Besides numerous pictures, the Norwegian sketches provided the artist with material for a long series of etchings. Fig. 15 is a very characteristic specimen of them. Without any extraordinary qualities, they have often a genuine charm. The Norwegian landscape is treated with insight into its peculiar features, and though Everdingen fails entirely to suggest the rush and foam of torrents, he makes fine use of the log cabins, rafts, and palings, and etches pines with truth and spirit.

Of a probably later date are the four views of a watering-place, possibly Spa, one of which is here reproduced (Fig. 16). The subject is

Fig. 16.—Drinking the Waters at Spa. By Everdingen. B. 96.

interesting, and the handling of the buildings and the groups of people is excellent.

Everdingen was not without humour, which is shown in the long series of illustrations to Reynard the Fox. But most readers will probably find the chief interest of the artist to lie in his relations with a greater man, Ruisdael.

V

Though a native of Haarlem, Jacob van Ruisdael produced most of his life’s work at Amsterdam. He is conjectured to have been born about 1625; the precise year has not been discovered. His father Isaak, a frame-maker, had him trained as a surgeon; and it was not till after he had passed a course of surgery that he abandoned the profession for painting, in which he had early shown his gift.

Ruisdael’s first pictures are dated 1646, and his works from that year to 1655, his “early period,” are nearly all views of Haarlem and its neighbourhood. Thoroughly Dutch in character, they have little of that gloomy tone so frequent in the artist’s later time. The beautiful View of Haarlem at the Hague, with its massed clouds and ray of sunshine gliding over the plain, is a perfect example of this early manner.

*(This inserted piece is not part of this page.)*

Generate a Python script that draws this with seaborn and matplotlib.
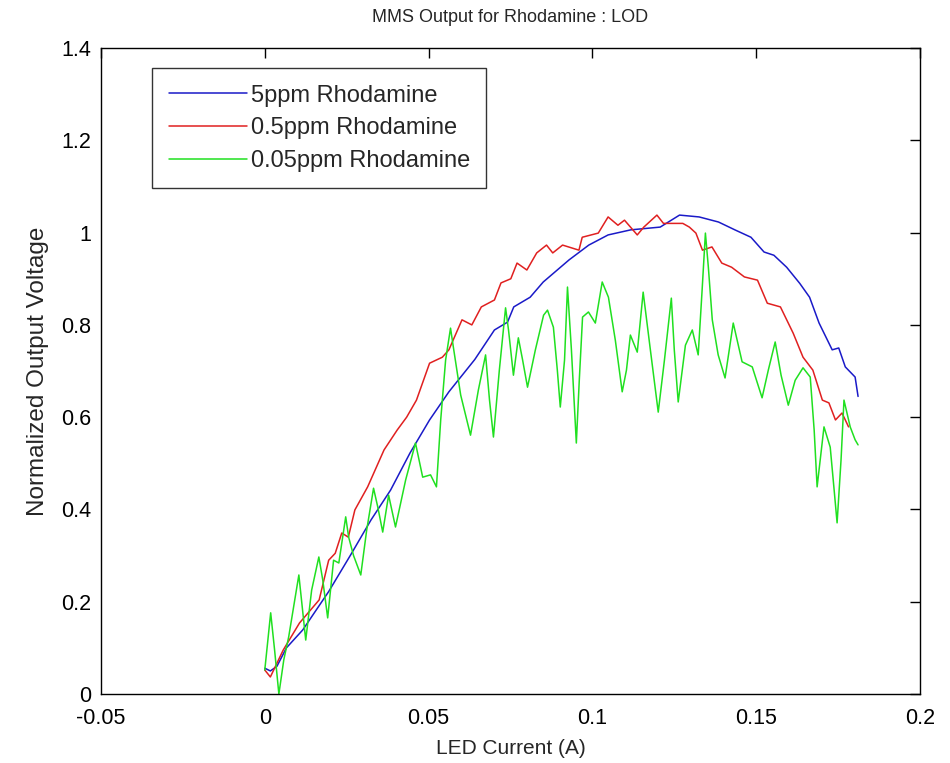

With Ruisdael’s removal from Haarlem, a great change comes over his art. There seems no doubt that his early Dutch landscapes were not popular. They were perhaps too original. He came to Amsterdam poor and without much reputation, and he found there, established in fame and popularity, Allardt van Everdingen, returned from Norway and now attracting the world of buyers by his pictures of that wild and romantic country. It was in 1652, as we have seen, that Everdingen settled in the city, and three or four years later Ruisdael arrived. He did not become a burgess till 1659, but had probably been already some years in residence before the formal inscription of his name.